The Straddling Gates Problem in Multi-partite Quantum Systems

It is well known that an arbitrary $n$-qubit quantum state $|\Psi\rangle$ can be prepared with $\Theta(2^n)$ two-qubit gates. In this work, we investigate the task in a "straddling gates" scenario: consider $n$ qubits divided equally into two sets and gates within each set are free; what is the least cost of two-qubit gates straddling the sets (also known as the "binding complexity") for preparing an arbitrary quantum state, assuming no ancilla qubits allowed? In this work, we give an algorithm that fulfills the task with $O(n^2 2^{n/2})$ straddling gates, which nearly matches the lower bound to a lower order factor. We then prove any $U(2^n)$ decomposition requires no more than $O(2^{n})$ straddling gates.
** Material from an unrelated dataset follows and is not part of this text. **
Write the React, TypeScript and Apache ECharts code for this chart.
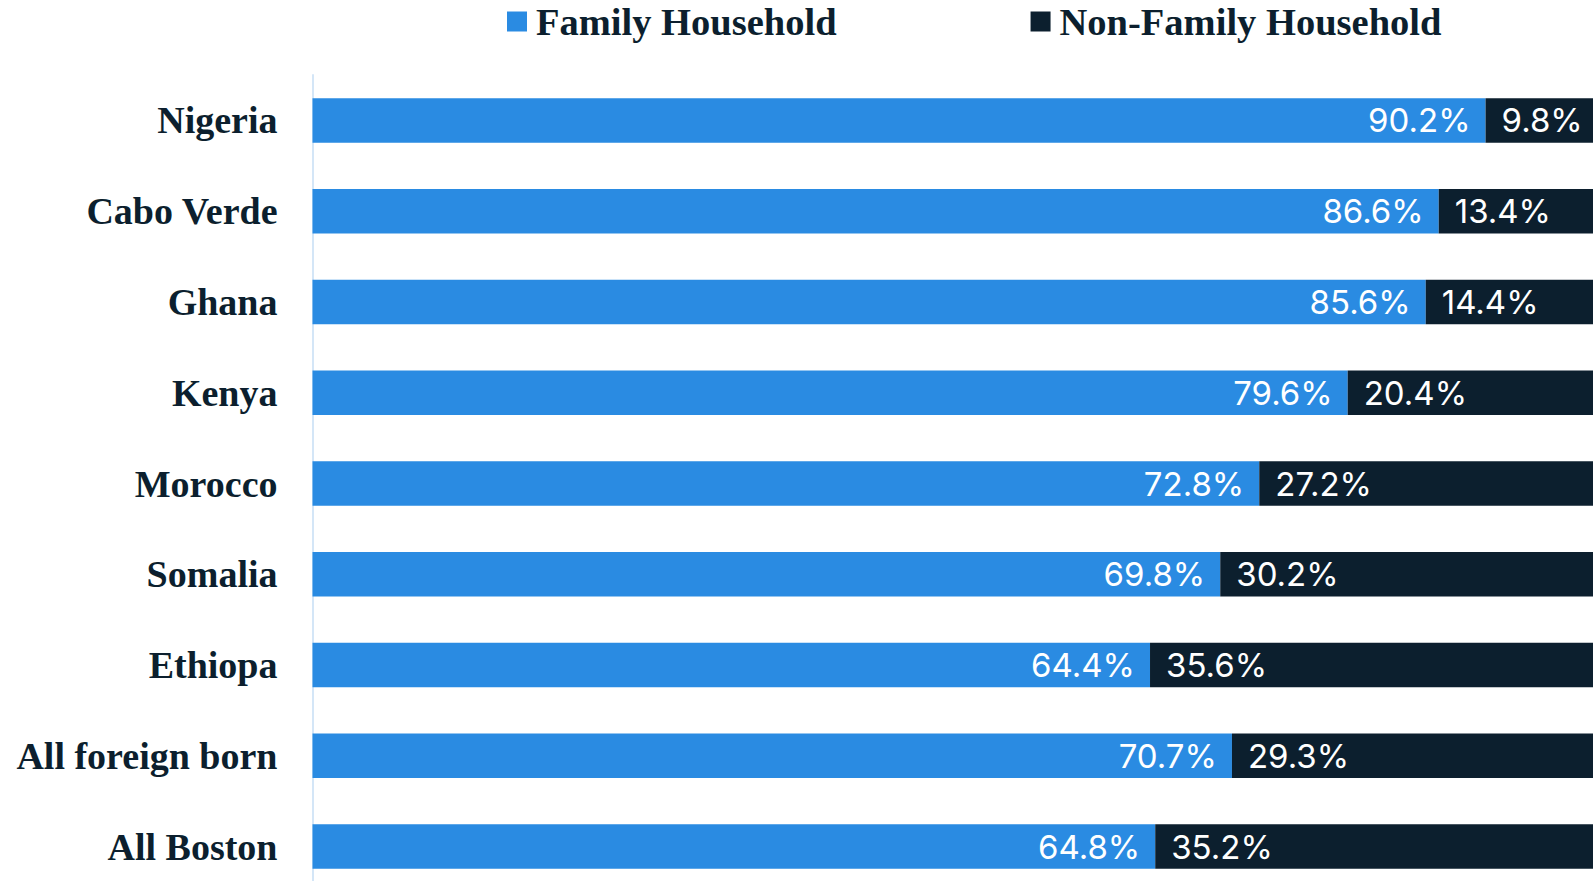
import React, { useEffect, useRef } from "react";
import * as echarts from "echarts";

const categories = [
  "Nigeria",
  "Cabo Verde",
  "Ghana",
  "Kenya",
  "Morocco",
  "Somalia",
  "Ethiopa",
  "All foreign born",
  "All Boston",
];
const familyValues = [90.2, 86.6, 85.6, 79.6, 72.8, 69.8, 64.4, 70.7, 64.8];
const nonFamilyValues = [9.8, 13.4, 14.4, 20.4, 27.2, 30.2, 35.6, 29.3, 35.2];
const seriesNames = ["Family Household", "Non-Family Household"];

const BLUE = "#2a8be2";
const NAVY = "#0c1f2e";

export default function App() {
  const ref = useRef<HTMLDivElement>(null);
  useEffect(() => {
    if (!ref.current) return;
    const chart = echarts.init(ref.current, null, { renderer: "svg" });
    const fmt = (p: any) => Number(p.value).toFixed(1) + "%";
    const labelStyle = {
      show: true,
      color: "#ffffff",
      fontFamily: "Inter, 'Open Sans', sans-serif",
      fontSize: 33,
      formatter: fmt,
    };
    chart.setOption({
      animation: false,
      backgroundColor: "#ffffff",
      legend: {
        left: 502,
        top: -3,
        itemWidth: 20,
        itemHeight: 20,
        itemGap: 194,
        icon: "rect",
        textStyle: {
          fontFamily: "'Liberation Serif', serif",
          fontWeight: "bold",
          fontSize: 38.5,
          color: NAVY,
          padding: [0, 0, 0, 4],
        },
        data: seriesNames,
      },
      grid: { left: 312.5, right: 0, top: 75, bottom: 0 },
      xAxis: {
        type: "value",
        min: 0,
        max: 100,
        show: false,
        splitLine: { show: false },
      },
      yAxis: {
        type: "category",
        inverse: true,
        data: categories,
        axisLine: { show: true, lineStyle: { color: "#d4e6f7", width: 2 } },
        axisTick: { show: false },
        axisLabel: {
          margin: 35,
          fontFamily: "'Liberation Serif', serif",
          fontWeight: "bold",
          fontSize: 38,
          color: NAVY,
        },
      },
      series: [
        {
          name: seriesNames[0],
          type: "bar",
          stack: "total",
          barWidth: "49%",
          data: familyValues,
          itemStyle: { color: BLUE },
          label: { ...labelStyle, position: "insideRight", distance: 15 },
        },
        {
          name: seriesNames[1],
          type: "bar",
          stack: "total",
          barWidth: "49%",
          data: nonFamilyValues,
          itemStyle: { color: NAVY },
          label: { ...labelStyle, position: "insideLeft", distance: 16 },
        },
      ],
    });
    return () => chart.dispose();
  }, []);
  return (
    <div
      style={{
        position: "fixed",
        left: 0,
        top: 0,
        width: 1593,
        height: 881,
        overflow: "hidden",
        background: "#ffffff",
      }}
    >
      <div ref={ref} style={{ width: 1613, height: 892 }} />
    </div>
  );
}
This resolves an open problem posed by Vijay Balasubramanian, who was motivated by the "Complexity=Volume" conjecture in AdS/CFT theory. Furthermore, we extend our discussion to multi-partite systems, define a novel binding complexity class, the "Schmidt decomposable" states, and give a circuit construction explanation for its unique property. Lastly, we reveal binding complexity's significance, comparing it to Von Neumann entropy as an entanglement measure.